In this decision tree, people with Pay_0 less than one month late are assigned to the left. Those more than one month late assigned to the right. If Pay_0 is less than 2, they assigned to the left and those with more to the right. Both nodes are asked Pay_6 (April 2005) is less than one, agreed people are to the left and disagree is to the right. People who have Pay_2 (August 2005) more than 4 months are to the left and those who disagree to the right. I noticed that there were a few people that their Pay_2 is more than 4 months who believe they will not default payment next month. But other than that, I believe that the data is reasonable.
predict(dtPay, test[1,])
No Yes
9 0.8618838 0.1381162
predict(nbPay, test[1,])
[1] No
Levels: No Yes
In both prediction, Test 1 has been decided to be “No” for defaulting payment next month.
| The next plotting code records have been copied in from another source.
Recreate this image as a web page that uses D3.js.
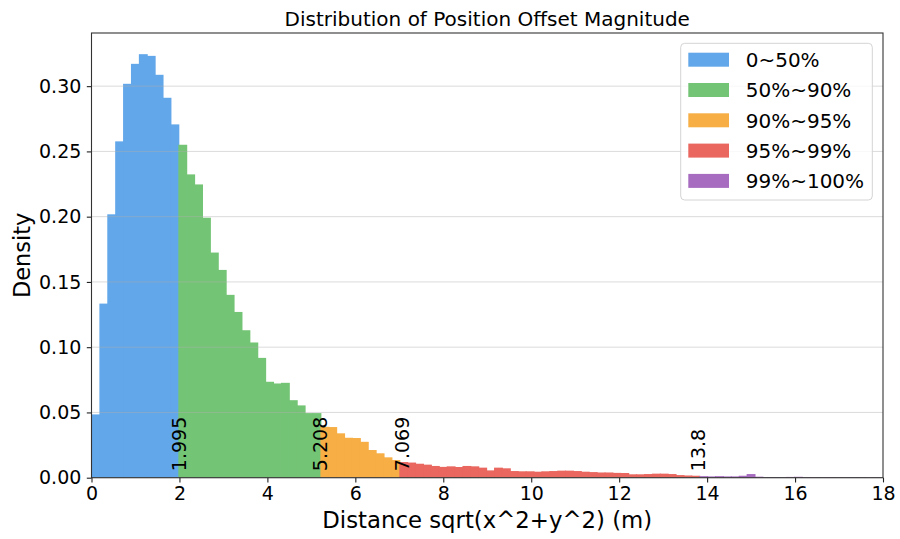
<!DOCTYPE html>
<html>
<head>
<meta charset="utf-8">
<script src="https://cdn.jsdelivr.net/npm/d3@7"></script>
<style>
  body { margin: 0; background: #fff; }
  svg { font-family: "DejaVu Sans", sans-serif; }
</style>
</head>
<body>
<svg width="900" height="539"></svg>
<script>
// histogram: 100 equal bins from 0 to maxDistance
const maxDistance = 17.95;

const density = [
  // 0~50%
  0.0485, 0.1334, 0.2018, 0.2577, 0.3018, 0.3171, 0.3245, 0.3232, 0.3087, 0.2911, 0.2707,
  // 50%~90%
  0.2551, 0.2324, 0.2247, 0.1992, 0.1725, 0.1592, 0.1401, 0.1270, 0.1130, 0.1036,
  0.0918, 0.0735, 0.0722, 0.0727, 0.0594, 0.0554, 0.0495, 0.0495,
  // 90%~95%
  0.0390, 0.0388, 0.0340, 0.0306, 0.0304, 0.0275, 0.0212, 0.0187, 0.0156, 0.0135,
  // 95%~99%
  0.0120, 0.0116, 0.0107, 0.0100, 0.0090, 0.0083, 0.0087, 0.0082, 0.0090, 0.0087,
  0.0077, 0.0056, 0.0077, 0.0072, 0.0051, 0.0049, 0.0049, 0.0046, 0.0049, 0.0051,
  0.0054, 0.0054, 0.0051, 0.0046, 0.0043, 0.0040, 0.0040, 0.0037, 0.0036, 0.0026,
  0.0026, 0.0028, 0.0031, 0.0031, 0.0028, 0.0020, 0.0017, 0.0015,
  // 99%~100%
  0.0012, 0.0010, 0.0012, 0.0010, 0.0010, 0.0015, 0.0028, 0.0008, 0.0005, 0.0005,
  0.0004, 0.0006, 0.0007, 0.0004, 0.0004, 0.0003, 0.0004, 0.0003, 0.0003, 0.0004,
  0.0003, 0.0002, 0.0003
];

const cutoffs = [1.995, 5.208, 7.069, 13.8];
const cutoffLabels = ["1.995", "5.208", "7.069", "13.8"];
const bandLabels = ["0~50%", "50%~90%", "90%~95%", "95%~99%", "99%~100%"];
const bandColors = ["#62a7e9", "#74c476", "#f6ae45", "#e9675f", "#a76cc0"];
const xTicks = [0, 2, 4, 6, 8, 10, 12, 14, 16, 18];
const yTicks = [0, 0.05, 0.10, 0.15, 0.20, 0.25, 0.30];

const svg = d3.select("svg");

const plot = { left: 91.5, right: 883, top: 33, bottom: 477.7 };

const x = d3.scaleLinear().domain([0, 18]).range([plot.left, plot.right]);
const y = d3.scaleLinear()
            .domain([0, d3.max(density) * 1.05])
            .range([plot.bottom, plot.top]);

const binWidth = maxDistance / density.length;
const bins = density.map((d, i) => {
  let x0 = i * binWidth, x1 = (i + 1) * binWidth;
  let center = (x0 + x1) / 2;
  let band = cutoffs.filter((c) => center > c).length;
  return { x0: x0, x1: x1, value: d, band: band };
});

// bars (1px overlap hides antialias seams between neighbours)
svg.append("g")
   .attr("class", "bars")
   .selectAll("rect")
   .data(bins)
   .enter().append("rect")
   .attr("x", (d) => x(d.x0))
   .attr("width", (d, i) => x(d.x1) - x(d.x0) + (i < bins.length - 1 ? 1 : 0))
   .attr("y", (d) => y(d.value))
   .attr("height", (d) => y(0) - y(d.value))
   .attr("fill", (d) => bandColors[d.band]);

// grid (matplotlib draws it above the patches)
svg.append("g")
   .attr("class", "grid")
   .selectAll("line")
   .data(yTicks)
   .enter().append("line")
   .attr("x1", plot.left).attr("x2", plot.right)
   .attr("y1", (d) => y(d)).attr("y2", (d) => y(d))
   .attr("stroke", "#b0b0b0")
   .attr("stroke-opacity", 0.45)
   .attr("stroke-width", 1);

// cutoff labels
svg.append("g")
   .attr("class", "cutoffs")
   .selectAll("text")
   .data(cutoffs)
   .enter().append("text")
   .attr("transform", (d) => `translate(${x(d)},${y(0.005)}) rotate(-90)`)
   .attr("dy", "0.36em")
   .attr("font-size", 19)
   .attr("fill", "#000")
   .text((d, i) => cutoffLabels[i]);

// axes
const xAxis = svg.append("g")
   .attr("transform", `translate(0,${plot.bottom})`)
   .call(d3.axisBottom(x).tickValues(xTicks).tickSize(4.7).tickPadding(4.5).tickFormat(d3.format("d")));

const yAxis = svg.append("g")
   .attr("transform", `translate(${plot.left},0)`)
   .call(d3.axisLeft(y).tickValues(yTicks).tickSize(4.7).tickPadding(5.5).tickFormat(d3.format(".2f")));

[xAxis, yAxis].forEach((a) => {
  a.select(".domain").remove();
  a.selectAll(".tick line").attr("stroke", "#222").attr("stroke-width", 1.1);
  a.selectAll(".tick text")
   .attr("font-size", 19)
   .attr("font-family", "DejaVu Sans")
   .attr("fill", "#000");
});

// frame
svg.append("rect")
   .attr("x", plot.left).attr("y", plot.top)
   .attr("width", plot.right - plot.left)
   .attr("height", plot.bottom - plot.top)
   .attr("fill", "none")
   .attr("stroke", "#333")
   .attr("stroke-width", 1.1);

// title and labels
svg.append("text")
   .attr("x", (plot.left + plot.right) / 2).attr("y", 25.5)
   .attr("text-anchor", "middle")
   .attr("font-size", 20)
   .text("Distribution of Position Offset Magnitude");

svg.append("text")
   .attr("x", (plot.left + plot.right) / 2).attr("y", 528)
   .attr("text-anchor", "middle")
   .attr("font-size", 22.8)
   .text("Distance sqrt(x^2+y^2) (m)");

svg.append("text")
   .attr("transform", `translate(30,${(plot.top + plot.bottom) / 2}) rotate(-90)`)
   .attr("text-anchor", "middle")
   .attr("font-size", 22.5)
   .text("Density");

// legend
const legend = svg.append("g").attr("class", "legend");

legend.append("rect")
   .attr("x", 680.7).attr("y", 43.3)
   .attr("width", 191.6).attr("height", 156.7)
   .attr("rx", 4)
   .attr("fill", "#fff").attr("fill-opacity", 0.8)
   .attr("stroke", "#d4d4d4");

const rows = legend.selectAll("g.row")
   .data(bandLabels)
   .enter().append("g")
   .attr("class", "row")
   .attr("transform", (d, i) => `translate(688.3,${59.7 + i * 30.3})`);

rows.append("rect")
   .attr("x", 0).attr("y", -7)
   .attr("width", 40.7).attr("height", 14)
   .attr("fill", (d, i) => bandColors[i]);

rows.append("text")
   .attr("x", 57.4)
   .attr("dy", "0.36em")
   .attr("font-size", 20)
   .text((d) => d);
</script>
</body>
</html>
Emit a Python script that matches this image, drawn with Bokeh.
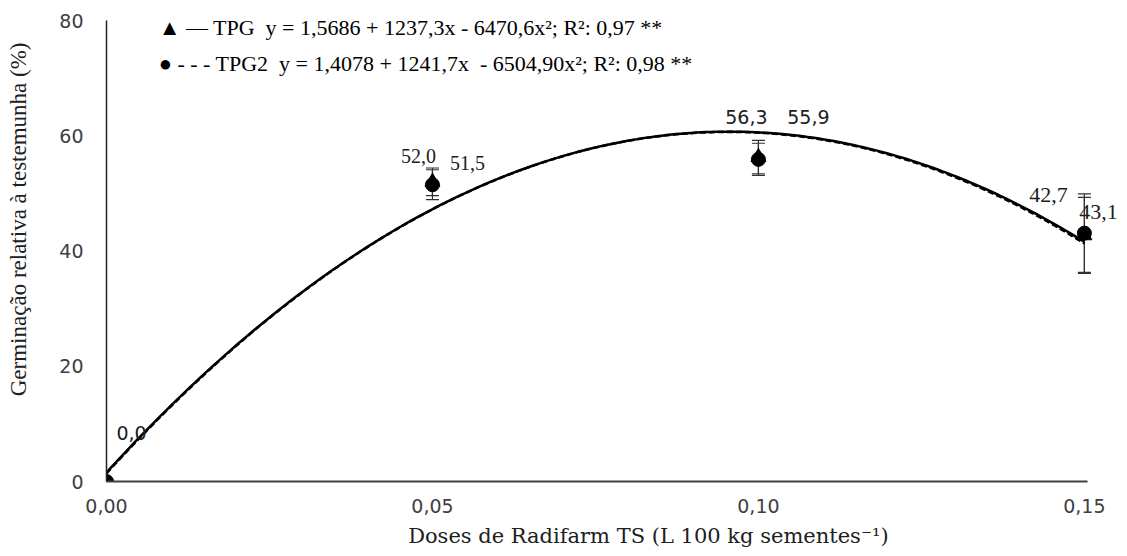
import numpy as np
from bokeh.plotting import figure
from bokeh.models import Range1d, FixedTicker, ColumnDataSource, Whisker, TeeHead, LabelSet, Label
from bokeh.embed import file_html
from bokeh.resources import INLINE

# ---- data ----
doses = [0.00, 0.05, 0.10, 0.15]
tpg = [0.0, 52.0, 56.3, 42.7]
tpg2 = [0.0, 51.5, 55.9, 43.1]
tpg_err = [0.0, 2.4, 2.9, 6.6]
tpg2_err = [0.0, 2.6, 2.8, 6.8]
tpg_coef = [1.5686, 1237.3, -6470.6]
tpg2_coef = [1.4078, 1241.7, -6504.90]
tpg_labels = ["0,0", "52,0", "56,3", "42,7"]
tpg2_labels = ["", "51,5", "55,9", "43,1"]
x_ticks = [0.0, 0.05, 0.10, 0.15]
x_tick_labels = ["0,00", "0,05", "0,10", "0,15"]
y_ticks = [0, 20, 40, 60, 80]
NB = "\u00a0"
legend_texts = [
    "▲ — TPG" + NB + NB + "y = 1,5686 + 1237,3x - 6470,6x²; R²: 0,97 **",
    "● - - - TPG2" + NB + NB + "y = 1,4078 + 1241,7x" + NB + NB + "- 6504,90x²; R²: 0,98 **",
]
x_title = "Doses de Radifarm TS (L 100 kg sementes⁻¹)"
y_title = "Germinação relativa à testemunha (%)"

SERIF = "Liberation Serif"
SANS = "DejaVu Sans"

p = figure(width=1125, height=550,
           x_range=Range1d(0, 0.156), y_range=Range1d(0, 80),
           output_backend="svg", toolbar_location=None,
           min_border_left=106, min_border_right=2,
           min_border_top=20, min_border_bottom=68)
p.outline_line_color = None
p.grid.grid_line_color = None
p.background_fill_color = "white"

# axes
for ax in (p.xaxis, p.yaxis):
    ax.major_tick_line_color = None
    ax.minor_tick_line_color = None
    ax.major_tick_out = 0
    ax.major_tick_in = 0
    ax.major_label_text_font = SANS
    ax.major_label_text_font_size = "19px"
    ax.major_label_text_color = "#404040"
    ax.axis_label_text_font_style = "normal"
    ax.axis_label_text_color = "#202020"

p.xaxis.ticker = FixedTicker(ticks=x_ticks)
p.xaxis.major_label_overrides = {t: l for t, l in zip(x_ticks, x_tick_labels)}
p.xaxis.bounds = (0, 0.1505)
p.xaxis.axis_line_color = "#404040"
p.xaxis.axis_line_width = 2
p.xaxis.major_label_standoff = 17
p.xaxis.axis_label = NB * 10 + x_title
p.xaxis.axis_label_text_font = "DejaVu Serif"
p.xaxis.axis_label_text_font_size = "21px"
p.xaxis.axis_label_standoff = 8

p.yaxis.ticker = FixedTicker(ticks=y_ticks)
p.yaxis.bounds = (0, 80)
p.yaxis.axis_line_color = "#202020"
p.yaxis.axis_line_width = 1.5
p.yaxis.major_label_standoff = 23
p.yaxis.axis_label = NB * 11 + y_title
p.yaxis.axis_label_text_font = SERIF
p.yaxis.axis_label_text_font_size = "23px"
p.yaxis.axis_label_standoff = 25

# regression curves
xs = np.linspace(0, 0.15, 200)
y1 = tpg_coef[0] + tpg_coef[1] * xs + tpg_coef[2] * xs ** 2
y2 = tpg2_coef[0] + tpg2_coef[1] * xs + tpg2_coef[2] * xs ** 2
p.line(xs, y1, line_color="black", line_width=2.5)
p.line(xs, y2, line_color="black", line_width=2.5, line_dash="6 3")

# error bars
src1 = ColumnDataSource(dict(x=doses, y=tpg, lo=[v - e for v, e in zip(tpg, tpg_err)],
                             hi=[v + e for v, e in zip(tpg, tpg_err)]))
src2 = ColumnDataSource(dict(x=doses, y=tpg2, lo=[v - e for v, e in zip(tpg2, tpg2_err)],
                             hi=[v + e for v, e in zip(tpg2, tpg2_err)]))
for s in (src1, src2):
    w = Whisker(source=s, base="x", upper="hi", lower="lo", dimension="height",
                line_color="#303030", line_width=1.2,
                upper_head=TeeHead(size=13, line_color="#303030", line_width=1.2),
                lower_head=TeeHead(size=13, line_color="#303030", line_width=1.2))
    p.add_layout(w)

# markers
p.scatter("x", "y", source=src1, marker="triangle", size=15, fill_color="black", line_color="black")
p.scatter("x", "y", source=src2, marker="circle", size=14, fill_color="black", line_color="black")

# data labels
lab1 = ColumnDataSource(dict(x=doses, y=tpg, t=tpg_labels,
                             xo=[25, -14, -12, -36], yo=[49, 26, 40, 40],
                             f=[SANS, SERIF, SANS, SERIF], fs=["19px", "20px", "19px", "22px"]))
lab2 = ColumnDataSource(dict(x=doses, y=tpg2, t=tpg2_labels,
                             xo=[25, 35, 50, 14], yo=[49, 22, 42, 21],
                             f=[SANS, SERIF, SANS, SERIF], fs=["19px", "20px", "19px", "22px"]))
for s in (lab1, lab2):
    p.add_layout(LabelSet(source=s, x="x", y="y", text="t", x_offset="xo", y_offset="yo",
                          text_align="center", text_baseline="middle",
                          text_font="f", text_font_size="fs", text_color="#202020"))

# legend text
legend_y = [78.8, 72.6]
for t, yy in zip(legend_texts, legend_y):
    p.add_layout(Label(x=0.008, y=yy, text=t, text_font=SERIF, text_font_size="22px",
                       text_baseline="middle", text_align="left", text_color="black"))

open("out.html", "w").write(file_html(p, INLINE))
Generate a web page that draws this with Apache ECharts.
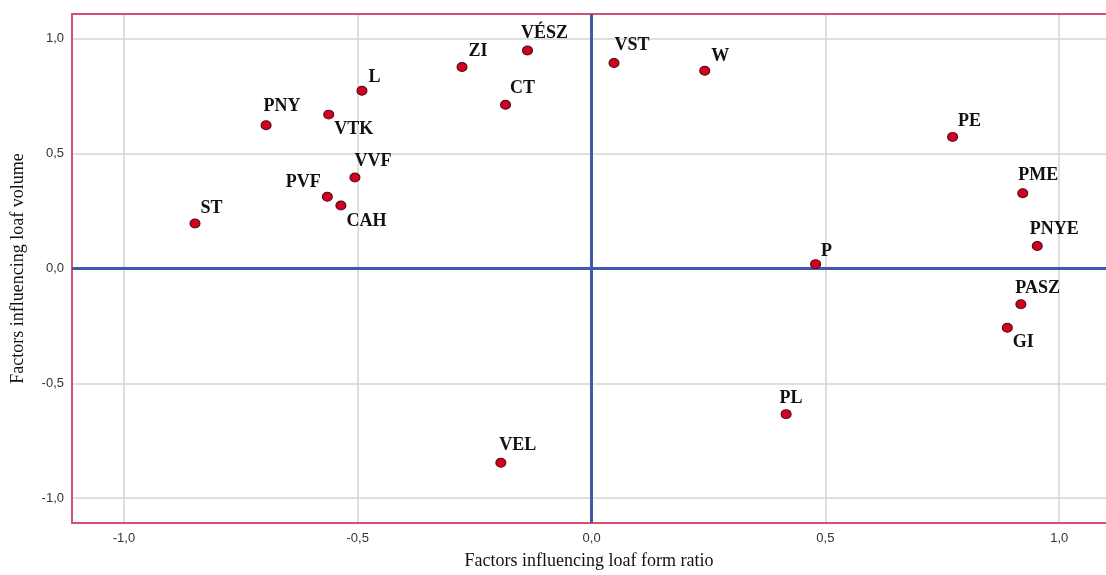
<!DOCTYPE html>
<html>
<head>
<meta charset="utf-8">
<script src="https://cdn.jsdelivr.net/npm/echarts@6/dist/echarts.min.js"></script>
<style>
  html, body { margin: 0; padding: 0; background: #fff; overflow: hidden; }
  #chart { width: 1106px; height: 575px; }
</style>
</head>
<body>
<div id="chart"></div>
<script>
// Factor loadings of bread-quality traits on two factors
const names = ['ST', 'PNY', 'VTK', 'L', 'PVF', 'CAH', 'VVF', 'ZI', 'VÉSZ', 'CT', 'VST', 'W',
               'PE', 'PME', 'PNYE', 'P', 'PASZ', 'GI', 'PL', 'VEL'];
const formRatio = [-0.848, -0.696, -0.562, -0.491, -0.565, -0.536, -0.506, -0.277, -0.137, -0.184, 0.048, 0.242,
                   0.772, 0.922, 0.953, 0.479, 0.918, 0.889, 0.416, -0.194];
const loafVolume = [0.196, 0.624, 0.670, 0.774, 0.312, 0.274, 0.396, 0.877, 0.949, 0.713, 0.895, 0.861,
                    0.573, 0.328, 0.098, 0.019, -0.156, -0.258, -0.634, -0.846];
const tickValues = [-1.0, -0.5, 0.0, 0.5, 1.0];

// Label placement around each marker: [dx, dy, align] from the marker centre
const labelNudge = {
  'ST': [6, -15, 'left'], 'PNY': [-2, -18, 'left'], 'VTK': [6, 15, 'left'], 'L': [7, -13, 'left'],
  'PVF': [-6, -14, 'right'], 'CAH': [6, 16, 'left'], 'VVF': [0, -16, 'left'], 'ZI': [7, -15, 'left'],
  'VÉSZ': [-6, -17, 'left'], 'CT': [5, -16, 'left'], 'VST': [1, -17, 'left'], 'W': [7, -14, 'left'],
  'PE': [6, -15, 'left'], 'PME': [-4, -17, 'left'], 'PNYE': [-7, -16, 'left'], 'P': [6, -12, 'left'],
  'PASZ': [-5, -16, 'left'], 'GI': [6, 15, 'left'], 'PL': [-6, -15, 'left'], 'VEL': [-1, -17, 'left']
};

const symW = 10, symH = 9;

const points = names.map((n, i) => {
  const nd = labelNudge[n] || [6, -15, 'left'];
  return {
    name: n,
    value: [formRatio[i], loafVolume[i]],
    // label position is measured from the symbol's top-left corner
    label: { position: [symW / 2 + nd[0], symH / 2 + nd[1]], align: nd[2], verticalAlign: 'middle' }
  };
});

const isTick = v => tickValues.some(t => Math.abs(t - v) < 1e-6);
const fmt = v => isTick(v) ? v.toFixed(1).replace('.', ',') : '';

const frameColor = '#d6506f';
const gridColor = '#d4d4d4';
const refColor = '#3e5aa8';

const xMin = -1.111, xMax = 1.100;
const yMin = -1.108, yMax = 1.108;

const frameLine = { show: true, onZero: false, lineStyle: { color: frameColor, width: 2 } };

const chart = echarts.init(document.getElementById('chart'), null, { renderer: 'canvas' });
chart.setOption({
  animation: false,
  backgroundColor: '#ffffff',
  grid: { left: 72, top: 14, width: 1034, height: 513 },
  xAxis: [{
    type: 'value',
    position: 'bottom',
    min: xMin, max: xMax,
    splitNumber: 4,
    name: 'Factors influencing loaf form ratio',
    nameLocation: 'middle',
    nameGap: 29,
    nameTextStyle: { fontFamily: 'Liberation Serif', fontSize: 18, color: '#111' },
    axisLine: frameLine,
    axisTick: { show: false },
    axisLabel: { formatter: fmt, fontFamily: 'Liberation Sans', fontSize: 13, color: '#333', margin: 9,
                 showMinLabel: false, showMaxLabel: false },
    splitLine: { show: true, showMinLine: false, showMaxLine: false,
                 lineStyle: { color: gridColor, width: 1.5 } }
  }, {
    // top edge of the frame
    type: 'value',
    position: 'top',
    min: xMin, max: xMax,
    axisLine: frameLine,
    axisTick: { show: false },
    axisLabel: { show: false },
    splitLine: { show: false }
  }],
  yAxis: {
    type: 'value',
    min: yMin, max: yMax,
    splitNumber: 4,
    name: 'Factors influencing loaf volume',
    nameLocation: 'middle',
    nameGap: 45,
    nameTextStyle: { fontFamily: 'Liberation Serif', fontSize: 18, color: '#111' },
    axisLine: frameLine,
    axisTick: { show: false },
    axisLabel: { formatter: fmt, fontFamily: 'Liberation Sans', fontSize: 13, color: '#333', margin: 8,
                 showMinLabel: false, showMaxLabel: false },
    splitLine: { show: true, showMinLine: false, showMaxLine: false,
                 lineStyle: { color: gridColor, width: 1.5 } }
  },
  series: [{
    type: 'scatter',
    xAxisIndex: 0,
    data: points,
    symbol: 'circle',
    symbolSize: [symW, symH],
    itemStyle: { color: '#d0021f', borderColor: '#4a0a12', borderWidth: 1, opacity: 1 },
    label: {
      show: true,
      formatter: p => p.name,
      fontFamily: 'Liberation Serif',
      fontWeight: 'bold',
      fontSize: 18,
      color: '#111'
    },
    labelLayout: { hideOverlap: false },
    markLine: {
      silent: true,
      symbol: 'none',
      label: { show: false },
      lineStyle: { color: refColor, width: 3, type: 'solid' },
      data: [{ xAxis: 0 }, { yAxis: 0 }],
      z: 1
    },
    z: 3
  }]
});
</script>
</body>
</html>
Due to the high probability of Test 1 choosing “No”, I believe that the predictions are correct.
predict(dtPay, test[2,])
No Yes
25432 0.8618838 0.1381162
predict(nbPay, test[2,])
[1] No
Levels: No Yes
In this prediction, Test 2 has been decided “No” for defaulting payment next month. Similarly to Test 1, Test 2 has high probability of choosing “No” to default payment next month. From this evidence, I believe that the model is correct and the prediction will be true.
Conclusion
I believe that the Naive Bayes model is good but not visually easy to examine the data. The Naive Bayes model I believe is not as indepth as the Decision Tree. The decision tree identifies the data and the counts are assigned to a node based on the data. The decision tree separates the data by the three payment variables. It is more visually appealing to examine the three variables within each node. Both models predicted the same results as decided that Test 1 and Test 2 would state “No” to default payment next month. I do question why the decision tree’s data does not use probability and instead it uses counts.
Perhaps variables that should be examined in the classification model is the bill amount and the pay amount. It would help to identify how much someones’ bills is and how each person paid to examine the difference. Perhaps another decision tree or Naive Bayes model can be used to examine these variables with the default payment next month.